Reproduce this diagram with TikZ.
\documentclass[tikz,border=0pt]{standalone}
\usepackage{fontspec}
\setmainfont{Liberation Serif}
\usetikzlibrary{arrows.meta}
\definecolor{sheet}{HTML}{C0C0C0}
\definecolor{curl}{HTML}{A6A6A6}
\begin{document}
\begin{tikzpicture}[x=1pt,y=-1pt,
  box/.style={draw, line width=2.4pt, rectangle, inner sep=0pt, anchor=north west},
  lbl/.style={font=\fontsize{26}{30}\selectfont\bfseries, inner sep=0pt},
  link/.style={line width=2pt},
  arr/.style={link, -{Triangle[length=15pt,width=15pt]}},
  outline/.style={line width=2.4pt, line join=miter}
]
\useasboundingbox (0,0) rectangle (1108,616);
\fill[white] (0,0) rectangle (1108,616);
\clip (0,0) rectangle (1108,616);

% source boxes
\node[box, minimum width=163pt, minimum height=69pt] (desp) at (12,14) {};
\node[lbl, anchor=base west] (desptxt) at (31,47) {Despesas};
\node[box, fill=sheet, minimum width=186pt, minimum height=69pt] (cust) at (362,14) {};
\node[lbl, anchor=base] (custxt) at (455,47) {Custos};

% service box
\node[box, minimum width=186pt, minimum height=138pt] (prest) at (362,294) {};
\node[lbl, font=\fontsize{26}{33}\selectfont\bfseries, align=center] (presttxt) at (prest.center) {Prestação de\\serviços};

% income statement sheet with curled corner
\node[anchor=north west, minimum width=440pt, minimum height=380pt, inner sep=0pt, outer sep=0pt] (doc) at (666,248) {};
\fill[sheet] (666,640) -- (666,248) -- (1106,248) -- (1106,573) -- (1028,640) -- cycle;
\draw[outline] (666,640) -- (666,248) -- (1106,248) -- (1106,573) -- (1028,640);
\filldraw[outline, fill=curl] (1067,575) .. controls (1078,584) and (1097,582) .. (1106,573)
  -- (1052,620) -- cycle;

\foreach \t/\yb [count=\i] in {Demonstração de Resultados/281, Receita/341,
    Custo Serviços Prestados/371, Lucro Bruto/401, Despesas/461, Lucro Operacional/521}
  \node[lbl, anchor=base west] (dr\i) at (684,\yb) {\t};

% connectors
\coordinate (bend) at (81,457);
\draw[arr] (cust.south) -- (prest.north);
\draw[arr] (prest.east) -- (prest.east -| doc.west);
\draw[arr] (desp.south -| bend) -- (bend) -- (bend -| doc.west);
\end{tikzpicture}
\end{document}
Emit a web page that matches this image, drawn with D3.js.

(Task details) Extract each entry in full and write it down exactly.

(Output below)
Reproduce this diagram with TikZ.
\documentclass[tikz,border=0pt]{standalone}
\usepackage{fontspec}
\setmainfont{Liberation Serif}
\usetikzlibrary{arrows.meta}
\definecolor{sheet}{HTML}{C0C0C0}
\definecolor{curl}{HTML}{A6A6A6}
\begin{document}
\begin{tikzpicture}[x=1pt,y=-1pt,
  box/.style={draw, line width=2.4pt, rectangle, inner sep=0pt, anchor=north west},
  lbl/.style={font=\fontsize{26}{30}\selectfont\bfseries, inner sep=0pt},
  link/.style={line width=2pt},
  arr/.style={link, -{Triangle[length=15pt,width=15pt]}},
  outline/.style={line width=2.4pt, line join=miter}
]
\useasboundingbox (0,0) rectangle (1108,616);
\fill[white] (0,0) rectangle (1108,616);
\clip (0,0) rectangle (1108,616);

% source boxes
\node[box, minimum width=163pt, minimum height=69pt] (desp) at (12,14) {};
\node[lbl, anchor=base west] (desptxt) at (31,47) {Despesas};
\node[box, fill=sheet, minimum width=186pt, minimum height=69pt] (cust) at (362,14) {};
\node[lbl, anchor=base] (custxt) at (455,47) {Custos};

% service box
\node[box, minimum width=186pt, minimum height=138pt] (prest) at (362,294) {};
\node[lbl, font=\fontsize{26}{33}\selectfont\bfseries, align=center] (presttxt) at (prest.center) {Prestação de\\serviços};

% income statement sheet with curled corner
\node[anchor=north west, minimum width=440pt, minimum height=380pt, inner sep=0pt, outer sep=0pt] (doc) at (666,248) {};
\fill[sheet] (666,640) -- (666,248) -- (1106,248) -- (1106,573) -- (1028,640) -- cycle;
\draw[outline] (666,640) -- (666,248) -- (1106,248) -- (1106,573) -- (1028,640);
\filldraw[outline, fill=curl] (1067,575) .. controls (1078,584) and (1097,582) .. (1106,573)
  -- (1052,620) -- cycle;

\foreach \t/\yb [count=\i] in {Demonstração de Resultados/281, Receita/341,
    Custo Serviços Prestados/371, Lucro Bruto/401, Despesas/461, Lucro Operacional/521}
  \node[lbl, anchor=base west] (dr\i) at (684,\yb) {\t};

% connectors
\coordinate (bend) at (81,457);
\draw[arr] (cust.south) -- (prest.north);
\draw[arr] (prest.east) -- (prest.east -| doc.west);
\draw[arr] (desp.south -| bend) -- (bend) -- (bend -| doc.west);
\end{tikzpicture}
\end{document}
Emit a web page that matches this image, drawn with D3.js.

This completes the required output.